Print all of the lines exactly. Any picture among them stays out.
· · · · · · ·
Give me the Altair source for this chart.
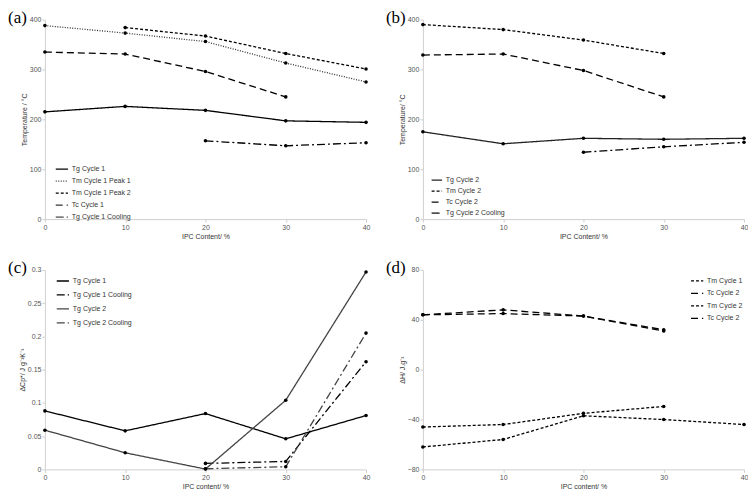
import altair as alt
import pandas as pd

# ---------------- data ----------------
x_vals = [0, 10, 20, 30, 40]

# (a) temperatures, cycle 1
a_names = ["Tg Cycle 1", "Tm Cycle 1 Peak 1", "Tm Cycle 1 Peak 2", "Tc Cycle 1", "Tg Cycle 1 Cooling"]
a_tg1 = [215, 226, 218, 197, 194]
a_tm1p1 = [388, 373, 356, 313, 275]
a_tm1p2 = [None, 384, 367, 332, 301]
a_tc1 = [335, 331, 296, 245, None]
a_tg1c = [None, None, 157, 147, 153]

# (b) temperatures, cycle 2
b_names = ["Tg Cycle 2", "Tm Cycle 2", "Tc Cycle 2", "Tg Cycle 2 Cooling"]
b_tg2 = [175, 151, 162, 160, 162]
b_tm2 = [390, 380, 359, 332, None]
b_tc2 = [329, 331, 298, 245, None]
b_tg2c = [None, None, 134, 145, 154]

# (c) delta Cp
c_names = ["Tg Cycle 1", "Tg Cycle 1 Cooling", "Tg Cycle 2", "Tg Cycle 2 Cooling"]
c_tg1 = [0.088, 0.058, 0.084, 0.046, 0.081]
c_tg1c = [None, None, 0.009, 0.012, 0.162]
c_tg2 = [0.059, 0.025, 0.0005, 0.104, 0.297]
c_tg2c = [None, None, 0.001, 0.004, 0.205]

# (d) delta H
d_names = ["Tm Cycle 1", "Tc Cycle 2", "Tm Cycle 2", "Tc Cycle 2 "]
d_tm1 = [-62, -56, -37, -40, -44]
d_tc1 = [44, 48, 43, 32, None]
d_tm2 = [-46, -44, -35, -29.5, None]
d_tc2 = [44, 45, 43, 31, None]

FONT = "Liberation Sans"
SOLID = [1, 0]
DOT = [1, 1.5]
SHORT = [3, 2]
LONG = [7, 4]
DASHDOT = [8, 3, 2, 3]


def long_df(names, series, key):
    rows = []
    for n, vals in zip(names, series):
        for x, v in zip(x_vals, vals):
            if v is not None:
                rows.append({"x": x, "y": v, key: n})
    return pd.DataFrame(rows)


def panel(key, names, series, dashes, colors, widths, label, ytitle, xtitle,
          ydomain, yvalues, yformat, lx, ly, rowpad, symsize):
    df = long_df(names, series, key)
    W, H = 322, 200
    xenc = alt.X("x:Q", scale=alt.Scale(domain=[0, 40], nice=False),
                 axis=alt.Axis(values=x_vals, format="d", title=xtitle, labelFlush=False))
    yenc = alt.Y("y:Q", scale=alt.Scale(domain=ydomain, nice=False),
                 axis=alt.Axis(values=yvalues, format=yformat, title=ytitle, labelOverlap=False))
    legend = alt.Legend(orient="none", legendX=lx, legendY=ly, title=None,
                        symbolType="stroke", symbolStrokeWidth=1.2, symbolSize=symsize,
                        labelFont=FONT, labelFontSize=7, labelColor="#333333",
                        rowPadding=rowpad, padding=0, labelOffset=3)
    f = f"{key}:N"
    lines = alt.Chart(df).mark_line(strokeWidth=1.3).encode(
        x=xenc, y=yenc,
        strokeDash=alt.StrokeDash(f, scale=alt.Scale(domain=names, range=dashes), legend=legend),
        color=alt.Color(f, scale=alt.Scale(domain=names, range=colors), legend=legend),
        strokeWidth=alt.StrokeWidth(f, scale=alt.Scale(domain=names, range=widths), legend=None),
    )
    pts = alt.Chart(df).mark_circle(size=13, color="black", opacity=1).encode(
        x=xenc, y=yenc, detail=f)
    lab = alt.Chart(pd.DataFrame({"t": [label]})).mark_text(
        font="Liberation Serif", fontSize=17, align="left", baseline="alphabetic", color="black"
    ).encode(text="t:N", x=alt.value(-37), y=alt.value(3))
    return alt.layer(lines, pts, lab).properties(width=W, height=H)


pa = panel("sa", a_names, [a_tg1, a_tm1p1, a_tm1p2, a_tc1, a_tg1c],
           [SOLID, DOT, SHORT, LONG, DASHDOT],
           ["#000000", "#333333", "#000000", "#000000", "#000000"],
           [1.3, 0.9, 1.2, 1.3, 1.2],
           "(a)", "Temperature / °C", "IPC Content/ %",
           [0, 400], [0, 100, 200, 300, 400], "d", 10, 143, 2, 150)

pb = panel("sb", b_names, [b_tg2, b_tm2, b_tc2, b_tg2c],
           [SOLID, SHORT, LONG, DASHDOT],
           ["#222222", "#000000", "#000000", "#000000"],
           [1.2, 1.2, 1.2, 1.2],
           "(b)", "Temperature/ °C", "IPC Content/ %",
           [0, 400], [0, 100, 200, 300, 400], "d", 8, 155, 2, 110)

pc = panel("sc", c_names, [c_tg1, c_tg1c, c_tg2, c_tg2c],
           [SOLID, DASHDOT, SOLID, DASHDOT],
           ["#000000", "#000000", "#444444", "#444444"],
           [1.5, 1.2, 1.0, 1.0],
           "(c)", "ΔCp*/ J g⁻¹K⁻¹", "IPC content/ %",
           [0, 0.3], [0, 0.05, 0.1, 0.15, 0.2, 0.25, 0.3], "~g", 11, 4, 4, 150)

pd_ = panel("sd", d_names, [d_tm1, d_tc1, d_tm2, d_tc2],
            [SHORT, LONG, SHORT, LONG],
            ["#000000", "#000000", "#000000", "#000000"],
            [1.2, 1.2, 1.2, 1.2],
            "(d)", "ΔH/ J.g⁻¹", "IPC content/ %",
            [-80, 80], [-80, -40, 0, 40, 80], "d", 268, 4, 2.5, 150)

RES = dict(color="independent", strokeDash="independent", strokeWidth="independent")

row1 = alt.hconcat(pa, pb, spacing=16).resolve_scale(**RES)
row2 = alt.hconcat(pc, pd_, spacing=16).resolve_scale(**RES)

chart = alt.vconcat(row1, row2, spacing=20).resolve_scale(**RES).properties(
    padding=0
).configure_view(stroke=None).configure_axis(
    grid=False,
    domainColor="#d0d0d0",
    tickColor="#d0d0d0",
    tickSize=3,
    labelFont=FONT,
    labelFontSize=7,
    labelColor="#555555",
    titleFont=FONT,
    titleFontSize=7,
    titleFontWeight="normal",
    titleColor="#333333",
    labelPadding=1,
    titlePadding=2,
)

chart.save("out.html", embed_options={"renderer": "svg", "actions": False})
· · · · · · ·
=== RESULT ===
Give me the Altair source for this chart.
import altair as alt
import pandas as pd

# ---------------- data ----------------
x_vals = [0, 10, 20, 30, 40]

# (a) temperatures, cycle 1
a_names = ["Tg Cycle 1", "Tm Cycle 1 Peak 1", "Tm Cycle 1 Peak 2", "Tc Cycle 1", "Tg Cycle 1 Cooling"]
a_tg1 = [215, 226, 218, 197, 194]
a_tm1p1 = [388, 373, 356, 313, 275]
a_tm1p2 = [None, 384, 367, 332, 301]
a_tc1 = [335, 331, 296, 245, None]
a_tg1c = [None, None, 157, 147, 153]

# (b) temperatures, cycle 2
b_names = ["Tg Cycle 2", "Tm Cycle 2", "Tc Cycle 2", "Tg Cycle 2 Cooling"]
b_tg2 = [175, 151, 162, 160, 162]
b_tm2 = [390, 380, 359, 332, None]
b_tc2 = [329, 331, 298, 245, None]
b_tg2c = [None, None, 134, 145, 154]

# (c) delta Cp
c_names = ["Tg Cycle 1", "Tg Cycle 1 Cooling", "Tg Cycle 2", "Tg Cycle 2 Cooling"]
c_tg1 = [0.088, 0.058, 0.084, 0.046, 0.081]
c_tg1c = [None, None, 0.009, 0.012, 0.162]
c_tg2 = [0.059, 0.025, 0.0005, 0.104, 0.297]
c_tg2c = [None, None, 0.001, 0.004, 0.205]

# (d) delta H
d_names = ["Tm Cycle 1", "Tc Cycle 2", "Tm Cycle 2", "Tc Cycle 2 "]
d_tm1 = [-62, -56, -37, -40, -44]
d_tc1 = [44, 48, 43, 32, None]
d_tm2 = [-46, -44, -35, -29.5, None]
d_tc2 = [44, 45, 43, 31, None]

FONT = "Liberation Sans"
SOLID = [1, 0]
DOT = [1, 1.5]
SHORT = [3, 2]
LONG = [7, 4]
DASHDOT = [8, 3, 2, 3]


def long_df(names, series, key):
    rows = []
    for n, vals in zip(names, series):
        for x, v in zip(x_vals, vals):
            if v is not None:
                rows.append({"x": x, "y": v, key: n})
    return pd.DataFrame(rows)


def panel(key, names, series, dashes, colors, widths, label, ytitle, xtitle,
          ydomain, yvalues, yformat, lx, ly, rowpad, symsize):
    df = long_df(names, series, key)
    W, H = 322, 200
    xenc = alt.X("x:Q", scale=alt.Scale(domain=[0, 40], nice=False),
                 axis=alt.Axis(values=x_vals, format="d", title=xtitle, labelFlush=False))
    yenc = alt.Y("y:Q", scale=alt.Scale(domain=ydomain, nice=False),
                 axis=alt.Axis(values=yvalues, format=yformat, title=ytitle, labelOverlap=False))
    legend = alt.Legend(orient="none", legendX=lx, legendY=ly, title=None,
                        symbolType="stroke", symbolStrokeWidth=1.2, symbolSize=symsize,
                        labelFont=FONT, labelFontSize=7, labelColor="#333333",
                        rowPadding=rowpad, padding=0, labelOffset=3)
    f = f"{key}:N"
    lines = alt.Chart(df).mark_line(strokeWidth=1.3).encode(
        x=xenc, y=yenc,
        strokeDash=alt.StrokeDash(f, scale=alt.Scale(domain=names, range=dashes), legend=legend),
        color=alt.Color(f, scale=alt.Scale(domain=names, range=colors), legend=legend),
        strokeWidth=alt.StrokeWidth(f, scale=alt.Scale(domain=names, range=widths), legend=None),
    )
    pts = alt.Chart(df).mark_circle(size=13, color="black", opacity=1).encode(
        x=xenc, y=yenc, detail=f)
    lab = alt.Chart(pd.DataFrame({"t": [label]})).mark_text(
        font="Liberation Serif", fontSize=17, align="left", baseline="alphabetic", color="black"
    ).encode(text="t:N", x=alt.value(-37), y=alt.value(3))
    return alt.layer(lines, pts, lab).properties(width=W, height=H)


pa = panel("sa", a_names, [a_tg1, a_tm1p1, a_tm1p2, a_tc1, a_tg1c],
           [SOLID, DOT, SHORT, LONG, DASHDOT],
           ["#000000", "#333333", "#000000", "#000000", "#000000"],
           [1.3, 0.9, 1.2, 1.3, 1.2],
           "(a)", "Temperature / °C", "IPC Content/ %",
           [0, 400], [0, 100, 200, 300, 400], "d", 10, 143, 2, 150)

pb = panel("sb", b_names, [b_tg2, b_tm2, b_tc2, b_tg2c],
           [SOLID, SHORT, LONG, DASHDOT],
           ["#222222", "#000000", "#000000", "#000000"],
           [1.2, 1.2, 1.2, 1.2],
           "(b)", "Temperature/ °C", "IPC Content/ %",
           [0, 400], [0, 100, 200, 300, 400], "d", 8, 155, 2, 110)

pc = panel("sc", c_names, [c_tg1, c_tg1c, c_tg2, c_tg2c],
           [SOLID, DASHDOT, SOLID, DASHDOT],
           ["#000000", "#000000", "#444444", "#444444"],
           [1.5, 1.2, 1.0, 1.0],
           "(c)", "ΔCp*/ J g⁻¹K⁻¹", "IPC content/ %",
           [0, 0.3], [0, 0.05, 0.1, 0.15, 0.2, 0.25, 0.3], "~g", 11, 4, 4, 150)

pd_ = panel("sd", d_names, [d_tm1, d_tc1, d_tm2, d_tc2],
            [SHORT, LONG, SHORT, LONG],
            ["#000000", "#000000", "#000000", "#000000"],
            [1.2, 1.2, 1.2, 1.2],
            "(d)", "ΔH/ J.g⁻¹", "IPC content/ %",
            [-80, 80], [-80, -40, 0, 40, 80], "d", 268, 4, 2.5, 150)

RES = dict(color="independent", strokeDash="independent", strokeWidth="independent")

row1 = alt.hconcat(pa, pb, spacing=16).resolve_scale(**RES)
row2 = alt.hconcat(pc, pd_, spacing=16).resolve_scale(**RES)

chart = alt.vconcat(row1, row2, spacing=20).resolve_scale(**RES).properties(
    padding=0
).configure_view(stroke=None).configure_axis(
    grid=False,
    domainColor="#d0d0d0",
    tickColor="#d0d0d0",
    tickSize=3,
    labelFont=FONT,
    labelFontSize=7,
    labelColor="#555555",
    titleFont=FONT,
    titleFontSize=7,
    titleFontWeight="normal",
    titleColor="#333333",
    labelPadding=1,
    titlePadding=2,
)

chart.save("out.html", embed_options={"renderer": "svg", "actions": False})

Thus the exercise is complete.